Un énigme. Dans les première heures qui suivent le crash du vol EU9225 de la compagnie allemande Germanwings dans les Alpes, impossible de comprendre ce qui a conduit à la catastrophe.
"On n'était pas dans un cas, ni de problème météorologique - la météo était parfaitement favorable - ni technique - l'avion était en parfait état - et rien, aucun appel de détresse", se souvient Me Sophie Thonon-Wesfreid dans Les Voix du crime.
L'avocate représente les ayants-droits de passagers argentins décédés dans ce crash inédit qui, le 24 mars 2015, a coûté la vie à ses 144 voyageurs, 6 membres d'équipages.
Très vite ce dernier va concentrer toute l'attention de la presse et des enquêteurs. Sujet aux épisodes dépressifs graves, il avait caché à tout le monde le mal qui le rongeait. Jusqu'à son suicide aux manettes de cet avion reliant Barcelone à Düsseldorf.
À aucun moment personne, ni même dans sa hiérarchie, ne va noter un comportement alarmant
Me Sophie Thonon-Wesfreid
Déjà pendant ses études, Andreas Lubitz, passionné d'aviation, avait été diagnostiqué d'une dépression dont il était sorti guéri et sans séquelle. Un épisode qu'il n'avait pas caché à l'époque.
"Par contre, lorsqu'il fait une rechute à quelques mois du crash, là il va jouer la dissimulation à tout prix", rapporte Me Thonon-Wesfreid. "Il va non seulement cacher sa maladie précédente, sa dépression de 2008-2009 mais il va ensuite cacher sa profession".
Aux 41 médecins qu'il consulte Andreas Lubitz demande à ce que son dossier médical soit tenu secret. "De façon à ce qu'aucun praticien de santé ne puisse avoir une vision globale de son état mental, explique l'avocate.

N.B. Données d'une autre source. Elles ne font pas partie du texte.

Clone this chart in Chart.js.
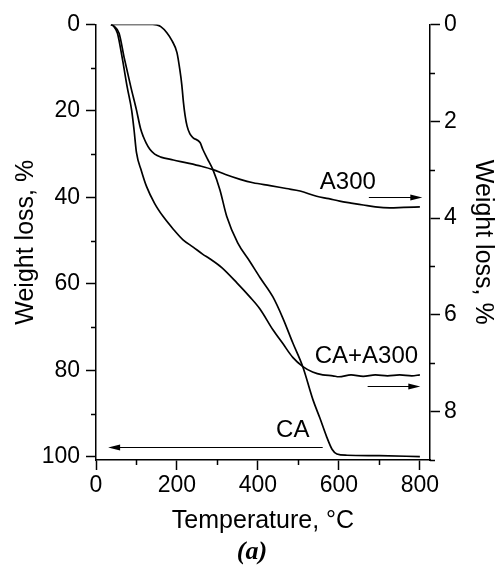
<!DOCTYPE html>
<html>
<head>
<meta charset="utf-8">
<script src="https://cdn.jsdelivr.net/npm/chart.js@4.4.1/dist/chart.umd.min.js"></script>
<style>
  html, body { margin: 0; padding: 0; background: #fff; }
  canvas { display: block; }
</style>
</head>
<body>
<canvas id="c" width="495" height="565"></canvas>
<script>
// ---------- data ----------
// CA : weight loss, % (left axis)
const caT = [37, 100, 140, 150, 160, 175, 188, 200, 207, 212, 216, 220, 225, 232, 240, 257, 264, 275, 289, 306, 323, 350, 380, 405, 437, 462, 486, 511, 536, 553, 570, 583, 595, 620, 700, 800];
const caW = [0, 0, 0, 0.1, 0.5, 1.9, 3.8, 6.5, 10.4, 14, 18, 21, 23.5, 25.3, 26.2, 27.3, 28.9, 31.0, 33.6, 38.2, 44.4, 50.5, 54.8, 58.5, 63, 68, 73.6, 79.2, 86.8, 91, 95.4, 98.2, 99.3, 99.6, 99.7, 99.9];

// A300 : weight loss, % (right axis)
const a300T = [37, 45, 57, 70, 86, 100, 110, 117, 124, 133, 145, 160, 191, 230, 260, 289, 320, 356, 388, 430, 470, 504, 545, 575, 602, 630, 660, 690, 726, 760, 800];
const a300W = [0, 0.04, 0.18, 0.7, 1.29, 1.77, 2.15, 2.32, 2.45, 2.58, 2.68, 2.74, 2.80, 2.87, 2.93, 3.0, 3.1, 3.2, 3.27, 3.33, 3.39, 3.44, 3.55, 3.6, 3.65, 3.69, 3.73, 3.77, 3.79, 3.78, 3.77];

// CA+A300 : weight loss, % (right axis)
const mixT = [37, 44, 53, 65, 77, 88, 94, 100, 112, 125, 145, 166, 190, 215, 240, 264, 281, 310, 348, 380, 405, 437, 462, 486, 511, 535, 560, 585, 600, 630, 660, 690, 720, 750, 780, 800];
const mixW = [0, 0.04, 0.18, 0.7, 1.29, 1.77, 2.18, 2.65, 3.02, 3.35, 3.7, 3.97, 4.22, 4.45, 4.6, 4.75, 4.84, 5.02, 5.34, 5.63, 5.88, 6.31, 6.6, 6.88, 7.07, 7.18, 7.24, 7.26, 7.28, 7.24, 7.27, 7.24, 7.26, 7.24, 7.26, 7.24];

// tick labels
const xTicks = [0, 200, 400, 600, 800];
const xMinor = [100, 300, 500, 700];
const leftTicks = [0, 20, 40, 60, 80, 100];
const leftMinor = [10, 30, 50, 70, 90];
const rightTicks = [0, 2, 4, 6, 8];
const rightMinor = [1, 3, 5, 7, 9];

// curve labels
const curveLabels = ['A300', 'CA+A300', 'CA'];

// ---------- chart ----------
const FONT = '"Liberation Sans", Arial, Helvetica, sans-serif';
const pts = (t, w) => t.map((v, i) => ({x: v, y: w[i]}));

// annotation placement (data coordinates)
const annotations = [
  {text: curveLabels[0], x: 622, y: 3.27, axis: 'yR', arrow: {from: 674, to: 806, y: 3.56}},
  {text: curveLabels[1], x: 668, y: 6.86, axis: 'yR', arrow: {from: 671, to: 801, y: 7.48}},
  {text: curveLabels[2], x: 486, y: 93.8, axis: 'yL', arrow: {from: 560, to: 30, y: 97.8}}
];

const extras = {
  id: 'extras',
  afterDraw(chart) {
    const {ctx} = chart;
    const {x, yL, yR} = chart.scales;
    ctx.save();
    ctx.strokeStyle = '#000';
    ctx.lineWidth = 1.5;
    // minor ticks
    ctx.beginPath();
    xMinor.forEach(v => {
      const p = Math.round(x.getPixelForValue(v)) + 0.5;
      ctx.moveTo(p, x.top); ctx.lineTo(p, x.top + 5);
    });
    leftMinor.forEach(v => {
      const p = Math.round(yL.getPixelForValue(v)) + 0.5;
      ctx.moveTo(yL.right - 5, p); ctx.lineTo(yL.right, p);
    });
    rightMinor.forEach(v => {
      const p = Math.round(yR.getPixelForValue(v)) + 0.5;
      ctx.moveTo(yR.left, p); ctx.lineTo(yR.left + 5, p);
    });
    ctx.stroke();

    // curve labels and arrows
    ctx.fillStyle = '#000';
    ctx.font = '24px ' + FONT;
    ctx.textAlign = 'center';
    ctx.textBaseline = 'middle';
    annotations.forEach(a => {
      const ys = chart.scales[a.axis];
      ctx.fillText(a.text, x.getPixelForValue(a.x), ys.getPixelForValue(a.y));
      const x1 = x.getPixelForValue(a.arrow.from);
      const x2 = x.getPixelForValue(a.arrow.to);
      const yy = Math.round(ys.getPixelForValue(a.arrow.y)) + 0.5;
      const dir = x2 > x1 ? 1 : -1;
      ctx.lineWidth = 1;
      ctx.beginPath();
      ctx.moveTo(x1, yy); ctx.lineTo(x2 - dir * 8, yy);
      ctx.stroke();
      ctx.beginPath();
      ctx.moveTo(x2, yy);
      ctx.lineTo(x2 - dir * 12, yy - 3);
      ctx.lineTo(x2 - dir * 12, yy + 3);
      ctx.closePath();
      ctx.fill();
    });

    // panel caption
    ctx.font = 'italic bold 26px "Liberation Serif", "Times New Roman", serif';
    ctx.fillText('(a)', (x.left + x.right) / 2 - 11, 552);
    ctx.restore();
  }
};

const lineStyle = {
  borderColor: '#000',
  borderWidth: 1.7,
  pointRadius: 0,
  fill: false,
  cubicInterpolationMode: 'monotone'
};

const tickFont = {family: FONT, size: 23};
const titleFont = {family: FONT, size: 25, lineHeight: 1};

new Chart(document.getElementById('c'), {
  type: 'line',
  data: {
    datasets: [
      Object.assign({label: 'CA', data: pts(caT, caW), yAxisID: 'yL'}, lineStyle),
      Object.assign({label: 'A300', data: pts(a300T, a300W), yAxisID: 'yR'}, lineStyle),
      Object.assign({label: 'CA+A300', data: pts(mixT, mixW), yAxisID: 'yR'}, lineStyle)
    ]
  },
  options: {
    responsive: false,
    animation: false,
    events: [],
    layout: {padding: {top: 24.5, left: 0, right: 0, bottom: 0}},
    plugins: {legend: {display: false}, tooltip: {enabled: false}},
    scales: {
      x: {
        type: 'linear',
        min: 0, max: 825,
        afterBuildTicks: s => { s.ticks = xTicks.map(v => ({value: v})); },
        afterFit: s => { s.height = 105; },
        ticks: {font: tickFont, color: '#000', padding: 2, maxRotation: 0, autoSkip: false},
        grid: {display: true, drawOnChartArea: false, drawTicks: true, tickLength: 10, tickWidth: 1.5, color: '#000'},
        border: {display: true, color: '#000', width: 1.5},
        title: {display: true, text: 'Temperature, °C', font: titleFont, color: '#000', padding: {top: 0, bottom: 31}}
      },
      yL: {
        type: 'linear',
        position: 'left',
        reverse: true,
        min: 0, max: 100.7,
        afterBuildTicks: s => { s.ticks = leftTicks.map(v => ({value: v})); },
        afterFit: s => { s.width = 96; },
        ticks: {font: tickFont, color: '#000', padding: 6, autoSkip: false},
        grid: {display: true, drawOnChartArea: false, drawTicks: true, tickLength: 10, tickWidth: 1.5, color: '#000'},
        border: {display: true, color: '#000', width: 1.5},
        title: {display: true, text: 'Weight loss, %', font: titleFont, color: '#000', padding: {top: 13.5, bottom: 0}}
      },
      yR: {
        type: 'linear',
        position: 'right',
        reverse: true,
        min: 0, max: 9,
        afterBuildTicks: s => { s.ticks = rightTicks.map(v => ({value: v})); },
        afterFit: s => { s.width = 65; },
        ticks: {font: tickFont, color: '#000', padding: 4, autoSkip: false},
        grid: {display: true, drawOnChartArea: false, drawTicks: true, tickLength: 10, tickWidth: 1.5, color: '#000'},
        border: {display: true, color: '#000', width: 1.5},
        title: {display: true, text: 'Weight loss, %', font: titleFont, color: '#000', padding: {top: 0, bottom: 0}}
      }
    }
  },
  plugins: [extras]
});
</script>
</body>
</html>
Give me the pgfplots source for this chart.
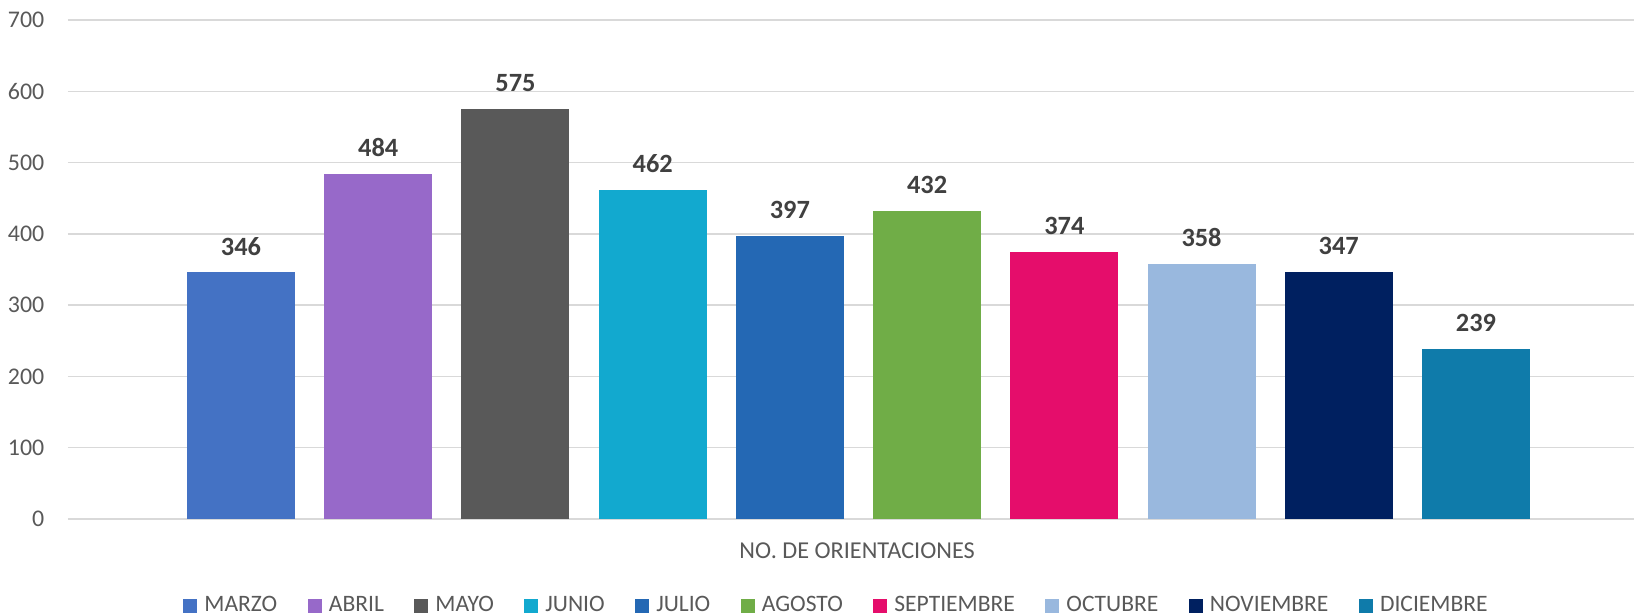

Et par ailleurs, devant sa famille, ses compagnons de travail, il va avoir les meilleurs rapports qui soient. À aucun moment personne, ni même dans sa hiérarchie ne va noter un comportement alarmant qui aurait pu mettre immédiatement la puce à l'oreille."
Mais en catimini, Andreas Lubitz s'adonne aux préparatifs. L'enquête montre que quelques jours avant le crash, le copilote s'est renseigné sur la sécurité des cockpits d'avion : depuis le 11 septembre 2001, ces derniers se verrouillent de l'intérieur pour éviter les intrusions. C'est ainsi qu'il élabore ses plans. "Et là, il va trouver les conditions idéales pour les mettre en œuvre lorsque le pilote part aux toilettes pendant une petite minute", raconte Me Sophie Thonon-Wesfreid.
On ne peut pas dire à un moment 'Ah oui, là, effectivement, il y a une défaillance'
Me Sophie Thonon-Wesfreid
"Lubitz savait parfaitement ce qu'il allait faire de ce point de vue-là, poursuit l'avocate. Il n'y a absolument aucun doute. Mais si vous voulez, on peut effectivement désirer se suicider, mais pas forcément provoquer en même temps la mort de 250 personnes."
Que s'est-il passé alors ? "Je pense qu'à ce moment-là, Lubitz a en quelque sorte 'oublié' tous les gens qui étaient avec lui, avance l'avocate. Il était dans un délire personnel, dans une espèce de tunnel, et les autres ont disparu de ses préoccupations, de son univers psychotique."
Médecins, famille, collègues... Tout le monde est pris de court. "Une récidive (d'épisode dépressif) est imprévisible, insiste Me Thonon-Wesfreid. D'autant plus, encore une fois, que Lubitz l'a dissimulée de manière très habile." L'avocate spécialiste des droits des personnes l'assure, la justice a eu beau chercher : personne ne peut être tenu responsable pénalement de cette catastrophe. "Ce qui apparaît de manière extrêmement claire, c'est que tout ce qui était formalités, examens, consignes, etc. ont été parfaitement respectés, insiste-t-elle. On ne peut pas dire à un moment 'Ah oui, là, effectivement, il y a une défaillance'."
Tenant compte des différents préjudices, la Lufthansa, maison-mère de la Germanwings, a indemnisé chaque ayant-droit de victimes à hauteur de 50.000 euros. Un complément leur a ensuite été versé. "Mais bien évidemment, conclut Me Thonon-Wesfreid, le chagrin des parents qui perdent un enfant ne trouvent jamais de consolation".